Is The Future Being Gerrymandered?
Two days ago Earth Day passed me by. The earth seemed much smaller that day, miniaturized.
The future had been gerrymandered, or so it seemed to me.
I was out walking in the park, watching how other people walked. It seemed to me that the people I was watching came from all walks of life and from all over the world, men, women, children. Each spoke a different language than I spoke, each was seeing something entirely different from what I was seeing.
I could see clearly that everyone out walking was happy but me.

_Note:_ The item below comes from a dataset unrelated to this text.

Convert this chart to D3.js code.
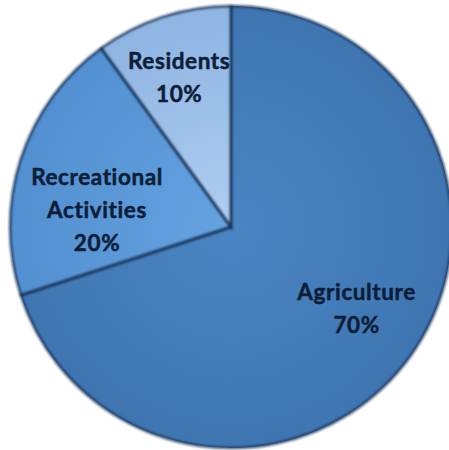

I was happy for everyone else. I didn’t hold their happiness against them, that would be the wrong thing to do, but I did feel an ineffable loneliness, the kind of loneliness that had been established the moment I was born and couldn’t be unestablished. It was as if I’d been placed in a certain congressional district by people more powerful than I was, and was therefore forced to have leaders who could not possibly represent me in either my present or future life.
I laid down on the grass, there’s lots of grass in the park, to collect my thinking. There wasn’t much to collect, only a thought or two that I could carry, being a responsible citizen of my time and place, to one of the many trash bins in the park meant for recycling.
Later that afternoon I entered the museum to look at the art. I found myself looking at art no one else was looking at, mostly because no one else was looking at it. Because no one else was looking at the art I was looking at I deemed it the most interesting art I’d ever seen, having it all to myself.